David Cronenberg has revealed that he came tantalisingly close to making a big-budget film about motor racing but that the project crashed because of the demands of Formula One boss Bernie Ecclestone.
The Canadian director and die-hard race fan said that in 1986 he was recruited by the then-Paramount Pictures boss, Ned Tanen, to develop a Formula One movie.
"I had meetings with Bernie to talk to him about how we might structure a Formula One movie that was modern at the time and could we, for example, invent a team and have a pit for our team," said Cronenberg.
Ecclestone was initially responsive to the proposals.
"All of these things he was talking about as being possible," the director said. "Of course, ultimately it would have come down to money."
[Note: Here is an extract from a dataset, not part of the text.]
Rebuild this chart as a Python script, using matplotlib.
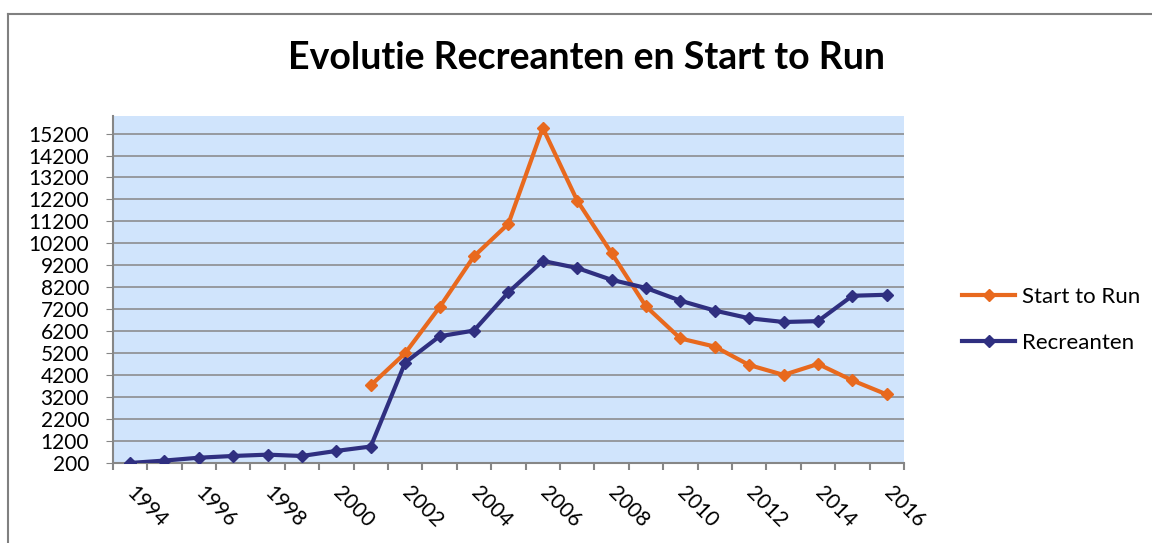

During his research he spoke to several drivers, including the late Ayrton Senna, the legendary Brazilian world champion.
"I asked him [Senna] about dreaming," Cronenberg said.
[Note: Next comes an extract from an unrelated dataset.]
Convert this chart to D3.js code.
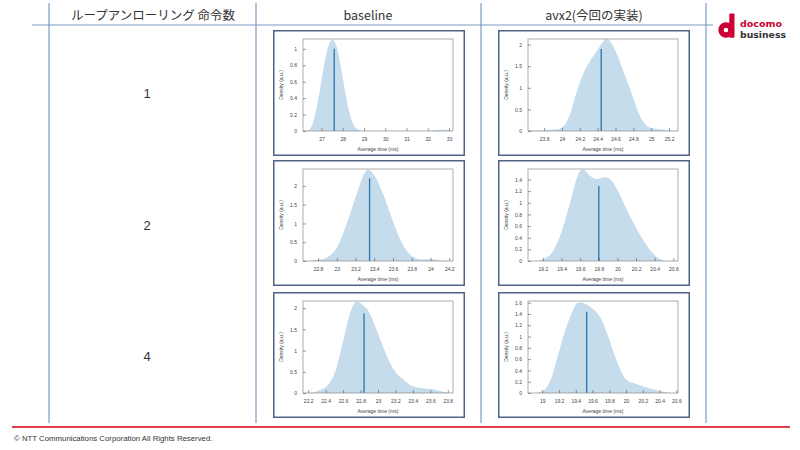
<!DOCTYPE html>
<html>
<head>
<meta charset="utf-8">
<script src="https://cdn.jsdelivr.net/npm/d3@7"></script>
<style>
  body { margin: 0; background: #fff; }
  svg { display: block; }
</style>
</head>
<body>
<script>
// column and row headers
var colHeaders = ["ループアンローリング 命令数", "baseline", "avx2(今回の実装)"];
var rowLabels = ["1", "2", "4"];

// density curves: [average time (ms), density]
var densB1 = [[26.3,0],[26.5,0.04],[26.7,0.2],[26.9,0.46],[27.1,0.77],[27.3,1.01],[27.5,1.11],
  [27.7,1.04],[27.9,0.8],[28.1,0.5],[28.3,0.24],[28.5,0.08],[28.7,0.02],[28.9,0],[32.0,0],
  [32.4,0.012],[32.8,0.015],[33.1,0.005]];
var densA1 = [[23.62,0.01],[23.8,0.02],[23.95,0.04],[24.0,0.08],[24.05,0.2],[24.1,0.45],[24.15,0.8],
  [24.2,1.12],[24.25,1.38],[24.3,1.57],[24.35,1.73],[24.4,1.88],[24.45,2.04],[24.5,2.13],[24.55,2.05],
  [24.6,1.85],[24.65,1.6],[24.7,1.32],[24.75,1.05],[24.8,0.75],[24.85,0.46],[24.9,0.25],[24.95,0.12],
  [25.0,0.07],[25.1,0.04],[25.2,0.01],[25.25,0]];
var densB2 = [[22.68,0],[22.8,0.03],[22.9,0.1],[23.0,0.35],[23.1,0.95],[23.2,1.7],[23.3,2.35],
  [23.33,2.44],[23.4,2.28],[23.5,1.75],[23.6,1.05],[23.7,0.45],[23.8,0.13],[23.9,0.04],[24.0,0.05],
  [24.1,0.02],[24.2,0]];
var densA2 = [[19.12,0],[19.2,0.03],[19.3,0.15],[19.4,0.5],[19.5,1.05],[19.55,1.35],[19.6,1.55],
  [19.63,1.57],[19.7,1.47],[19.78,1.41],[19.86,1.44],[19.92,1.41],[20.0,1.22],[20.1,0.88],[20.2,0.57],
  [20.3,0.3],[20.4,0.1],[20.5,0.01],[20.55,0]];
var densB4 = [[22.22,0],[22.35,0.08],[22.43,0.2],[22.51,0.51],[22.59,1.13],[22.67,1.82],[22.72,2.09],
  [22.76,2.16],[22.84,2.05],[22.9,1.9],[22.98,1.51],[23.05,1.13],[23.13,0.74],[23.21,0.47],[23.29,0.32],
  [23.4,0.16],[23.52,0.11],[23.63,0.08],[23.75,0.03],[23.83,0]];
var densA4 = [[18.93,0],[19.03,0.06],[19.11,0.27],[19.19,0.68],[19.27,1.09],[19.36,1.44],[19.42,1.6],
  [19.46,1.61],[19.54,1.56],[19.62,1.47],[19.7,1.32],[19.78,1.03],[19.86,0.68],[19.94,0.39],[20.0,0.24],
  [20.08,0.18],[20.2,0.12],[20.33,0.06],[20.45,0.02],[20.53,0]];

// mean markers [x, height]
var meanB1 = [27.6, 1.0], meanA1 = [24.44, 1.9];
var meanB2 = [23.35, 2.2], meanA2 = [19.8, 1.29];
var meanB4 = [22.84, 1.88], meanA4 = [19.53, 1.44];

// tick labels
var xTicksB1 = [27, 28, 29, 30, 31, 32, 33];
var xTicksA1 = [23.8, 24, 24.2, 24.4, 24.6, 24.8, 25, 25.2];
var xTicksB2 = [22.8, 23, 23.2, 23.4, 23.6, 23.8, 24, 24.2];
var xTicksA2 = [19.2, 19.4, 19.6, 19.8, 20, 20.2, 20.4, 20.6];
var xTicksB4 = [22.2, 22.4, 22.6, 22.8, 23, 23.2, 23.4, 23.6, 23.8];
var xTicksA4 = [19, 19.2, 19.4, 19.6, 19.8, 20, 20.2, 20.4, 20.6];
var yTicksB1 = [0, 0.2, 0.4, 0.6, 0.8, 1];
var yTicksA1 = [0, 0.5, 1, 1.5, 2];
var yTicksB2 = [0, 0.5, 1, 1.5, 2];
var yTicksA2 = [0, 0.2, 0.4, 0.6, 0.8, 1, 1.2, 1.4];
var yTicksB4 = [0, 0.5, 1, 1.5, 2];
var yTicksA4 = [0, 0.2, 0.4, 0.6, 0.8, 1, 1.2, 1.4, 1.6];

var panels = [
  {row: 0, col: 0, dens: densB1, mean: meanB1, xt: xTicksB1, yt: yTicksB1, xd: [26.13, 33.19], yMax: 1.12},
  {row: 0, col: 1, dens: densA1, mean: meanA1, xt: xTicksA1, yt: yTicksA1, xd: [23.62, 25.30], yMax: 2.13},
  {row: 1, col: 0, dens: densB2, mean: meanB2, xt: xTicksB2, yt: yTicksB2, xd: [22.64, 24.24], yMax: 2.45},
  {row: 1, col: 1, dens: densA2, mean: meanA2, xt: xTicksA2, yt: yTicksA2, xd: [19.04, 20.65], yMax: 1.58},
  {row: 2, col: 0, dens: densB4, mean: meanB4, xt: xTicksB4, yt: yTicksB4, xd: [22.14, 23.86], yMax: 2.17},
  {row: 2, col: 1, dens: densA4, mean: meanA4, xt: xTicksA4, yt: yTicksA4, xd: [18.83, 20.62], yMax: 1.63}
];

var W = 800, H = 450;
var svg = d3.select("body").append("svg").attr("width", W).attr("height", H);

var lineCol = "#7d9bc1";
var jp = "'Noto Sans CJK JP', 'Noto Sans', sans-serif";
var sans = "'Liberation Sans', Arial, sans-serif";

// table grid
[49, 256, 481, 706].forEach(function(x) {
  svg.append("line").attr("x1", x).attr("x2", x).attr("y1", 3).attr("y2", 423)
    .attr("stroke", lineCol).attr("stroke-width", 1.2);
});
svg.append("line").attr("x1", 32).attr("x2", 713).attr("y1", 25).attr("y2", 25)
  .attr("stroke", lineCol).attr("stroke-width", 1.2);

var colCenters = [153, 368, 594];
colHeaders.forEach(function(t, i) {
  svg.append("text").attr("x", colCenters[i]).attr("y", 19.5)
    .attr("text-anchor", "middle").attr("font-family", jp).attr("font-size", 12.5)
    .attr("fill", "#333").text(t);
});
var rowCenters = [93, 225, 356];
rowLabels.forEach(function(t, i) {
  svg.append("text").attr("x", 147).attr("y", rowCenters[i] + 5)
    .attr("text-anchor", "middle").attr("font-family", sans).attr("font-size", 13)
    .attr("fill", "#333").text(t);
});

// chart panels
var boxX = [273, 498], boxY = [30, 160, 292], boxW = 192, boxH = 126;
var area = d3.area().curve(d3.curveMonotoneX);

panels.forEach(function(p) {
  var bx = boxX[p.col], by = boxY[p.row];
  var g = svg.append("g").attr("transform", "translate(" + bx + "," + by + ")");
  g.append("rect").attr("x", 0.75).attr("y", 0.75).attr("width", boxW - 1.5).attr("height", boxH - 1.5)
    .attr("fill", "#fff").attr("stroke", "#4f6385").attr("stroke-width", 1.5);

  var l = 30, r = boxW - 12, t = 9, b = boxH - 25;
  var x = d3.scaleLinear().domain(p.xd).range([l, r]);
  var y = d3.scaleLinear().domain([0, p.yMax]).range([b, t]);

  area.x(function(d) { return x(d[0]); }).y0(b).y1(function(d) { return y(d[1]); });
  g.append("path").datum(p.dens).attr("d", area).attr("fill", "#c5dced");

  g.append("line").attr("x1", x(p.mean[0])).attr("x2", x(p.mean[0]))
    .attr("y1", y(0)).attr("y2", y(p.mean[1]))
    .attr("stroke", "#2b74ad").attr("stroke-width", 1.3);

  g.append("rect").attr("x", l).attr("y", t).attr("width", r - l).attr("height", b - t)
    .attr("fill", "none").attr("stroke", "#8a8a8a").attr("stroke-width", 0.7);

  var xa = g.append("g").attr("transform", "translate(0," + b + ")")
    .call(d3.axisBottom(x).tickValues(p.xt).tickSizeInner(-3).tickSizeOuter(0).tickPadding(6)
      .tickFormat(d3.format("")));
  var ya = g.append("g").attr("transform", "translate(" + l + ",0)")
    .call(d3.axisLeft(y).tickValues(p.yt).tickSizeInner(-3).tickSizeOuter(0).tickPadding(6)
      .tickFormat(d3.format("")));
  [xa, ya].forEach(function(a) {
    a.select(".domain").remove();
    a.selectAll("line").attr("stroke", "#555").attr("stroke-width", 0.6);
    a.selectAll("text").attr("font-family", sans).attr("font-size", 5).attr("fill", "#444");
  });

  g.append("text").attr("x", (l + r) / 2).attr("y", b + 20)
    .attr("text-anchor", "middle").attr("font-family", sans).attr("font-size", 5)
    .attr("fill", "#444").text("Average time (ms)");
  g.append("text").attr("transform", "translate(10," + ((t + b) / 2) + ") rotate(-90)")
    .attr("text-anchor", "middle").attr("font-family", sans).attr("font-size", 5)
    .attr("fill", "#444").text("Density (a.u.)");
});

// logo
var logo = svg.append("g");
logo.append("circle").attr("cx", 726).attr("cy", 30).attr("r", 5)
  .attr("fill", "none").attr("stroke", "#cc0033").attr("stroke-width", 5.4);
logo.append("rect").attr("x", 729.3).attr("y", 13.5).attr("width", 5.2).attr("height", 24.2)
  .attr("rx", 1).attr("fill", "#cc0033");
logo.append("text").attr("x", 740).attr("y", 27).attr("font-family", "'DejaVu Sans', sans-serif")
  .attr("font-weight", "bold").attr("font-size", 9.5).attr("fill", "#cc0033").text("docomo");
logo.append("text").attr("x", 740).attr("y", 37.5).attr("font-family", "'DejaVu Sans', sans-serif")
  .attr("font-weight", "bold").attr("font-size", 9.3).attr("fill", "#333").text("business");

// footer
svg.append("line").attr("x1", 12).attr("x2", 790).attr("y1", 427).attr("y2", 427)
  .attr("stroke", "#d7000f").attr("stroke-width", 1.6);
svg.append("text").attr("x", 14).attr("y", 441).attr("font-family", sans).attr("font-size", 7.8)
  .attr("fill", "#333").text("© NTT Communications Corporation All Rights Reserved.");
</script>
</body>
</html>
The Brazilian replied that he "dreamed the racetrack. It's almost like I am practising the racetrack in my dreams." Asked the same question, another champion, Keke Rosberg, replied abruptly: "No. Why would I dream about the racetrack? I spend too much time of my waking life on the racetracks."
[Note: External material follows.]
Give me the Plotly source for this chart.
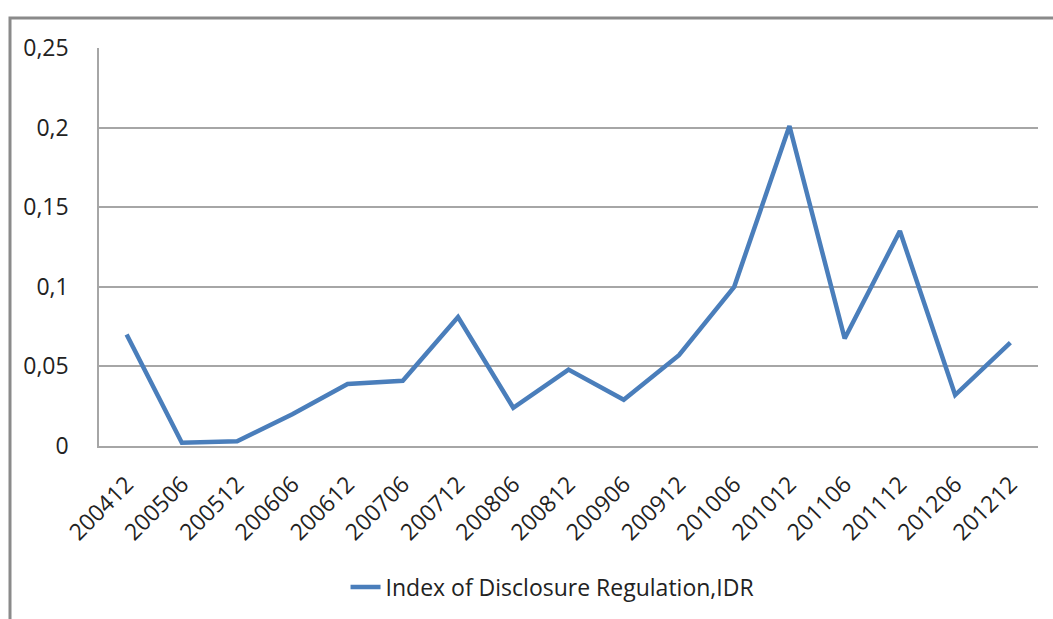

Cronenberg, director of Naked Lunch, Crash and the recent Freud/Jung biopic A Dangerous Method, has raced vintage cars (including Formula One models from the 1950s).
His research did not entirely go to waste. He later completed a screenplay, Red Cars, about the American driver Phil Hill winning the Formula One world championship for Ferrari in 1961. The film has never been made, but Cronenberg published a limited-edition "art book" version of the screenplay in 2005.
The revelation came as Ron Howard started shooting his own motor-racing film, Rush. It will tell the story of flamboyant British playboy James Hunt and his arch-rival Niki Lauda in the 1970s.
The box-office success of Asif Kapadia's feature documentary Senna has shown there is an audience for motor racing on the big screen.
The fact that the Howard film is under way suggests it must have Ecclestone's blessing.